The lawfare debate resumes in case of Boston bombers
NY Times:
In this case, we don't know yet whether the bombers had any association with terrorist groups so its too early to assume they did not.
Some Republican lawmakers want President Obama to declare the surviving Boston bombing suspect an enemy combatant in order to question him without a lawyer and other protections of the criminal justice system, intensifying a recurring debate over how to handle terrorism cases arising inside the United States.
But while the suspect, Dzhokhar Tsarnaev, a naturalized American citizen, is a Muslim, there is no known evidence suggesting that he is part of Al Qaeda. The United States is engaged in an armed conflict with Al Qaeda, not all Muslim extremists. As a result, the dispute is pushing beyond familiar arguments and into new territory.
Senator Lindsey Graham, Republican of South Carolina, is among the earliest and most vocal proponents of declaring Mr. Tsarnaev an enemy combatant. Others include Senators Kelly Ayotte of New Hampshire, Saxby Chambliss of Georgia and John McCain of Arizona, as well as Representative Peter T. King of New York, all also Republicans.
The Obama administration has said it thinks terrorism suspects arrested inside the United States should be handled exclusively in the criminal justice system. It has indicated no intention to do otherwise in Mr. Tsarnaev’s case, but the issue is taking on political currency, underscoring a major divide on national security legal policy.

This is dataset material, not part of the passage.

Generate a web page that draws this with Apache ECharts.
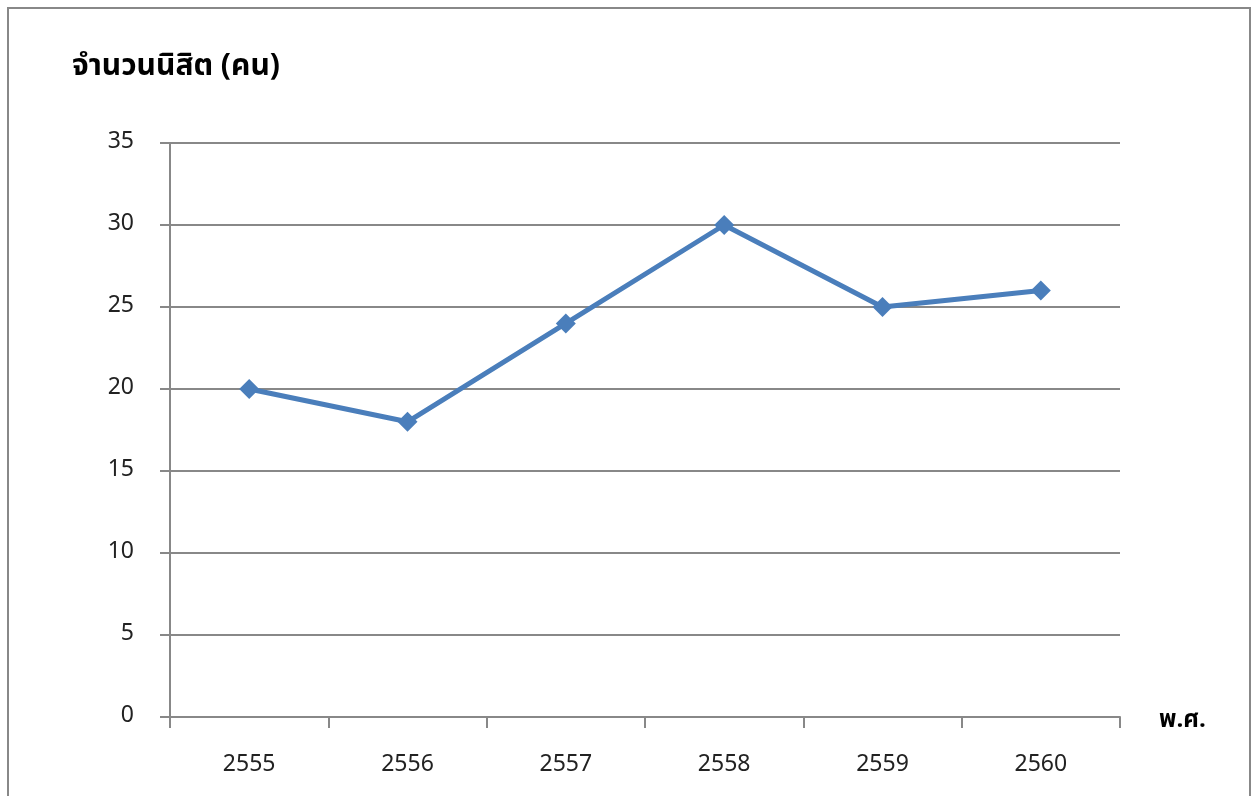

Senator Carl Levin, a Michigan Democrat who is the chairman of the Senate Armed Services Committee, said in a statement that the laws of war did not apply to Mr. Tsarnaev and that there was so far no evidence that he was “part of any organized group, let alone Al Qaeda, the Taliban or one of their affiliates — the only organizations whose members are subject” to detention as a part of war.
“In the absence of such evidence, I know of no legal basis for his detention as an enemy combatant,” Mr. Levin said. “To hold the suspect as an enemy combatant under these circumstances would be contrary to our laws and may even jeopardize our efforts to prosecute him for his crimes.”
In an interview, Mr. Graham acknowledged that if no evidence were to emerge linking Mr. Tsarnaev to Al Qaeda, then he should not continue to be held as an enemy combatant. But he argued that given the need to swiftly find out if Mr. Tsarnaev knew of other planned attacks or terrorist operatives, the government could and should hold him as a combatant while it searched for any such links.
“You can’t hold every person who commits a terrorist attack as an enemy combatant, I agree with that,” Mr. Graham said. “But you have a right, with his radical Islamist ties and the fact that Chechens are all over the world fighting with Al Qaeda — I think you have a reasonable belief to go down that road, and it would be a big mistake not to go down that road. If we didn’t hold him for intelligence-gathering purposes, that would be unconscionable.”
...While the story is relatively fair, it does not relay the failure of the lawfare approach under Clinton who regularly brought terrorist to trial in US courts. The trial of the African Embassy bombers is a case which had disastrous consequences that most of the media have overlooked. As a part of the discovery in the case the government had to disclose that we had intercepted satellite communications from Osama bin Laden to the bombers. When the revelations were made public bin Laden quit using his satellite phone and we loss a valuable source of intelligence. In a military tribunal, this evidence could have been kept from the public record and we would have had a better chance of stopping the 9-11 attacks.
In this case, we don't know yet whether the bombers had any association with terrorist groups so its too early to assume they did not.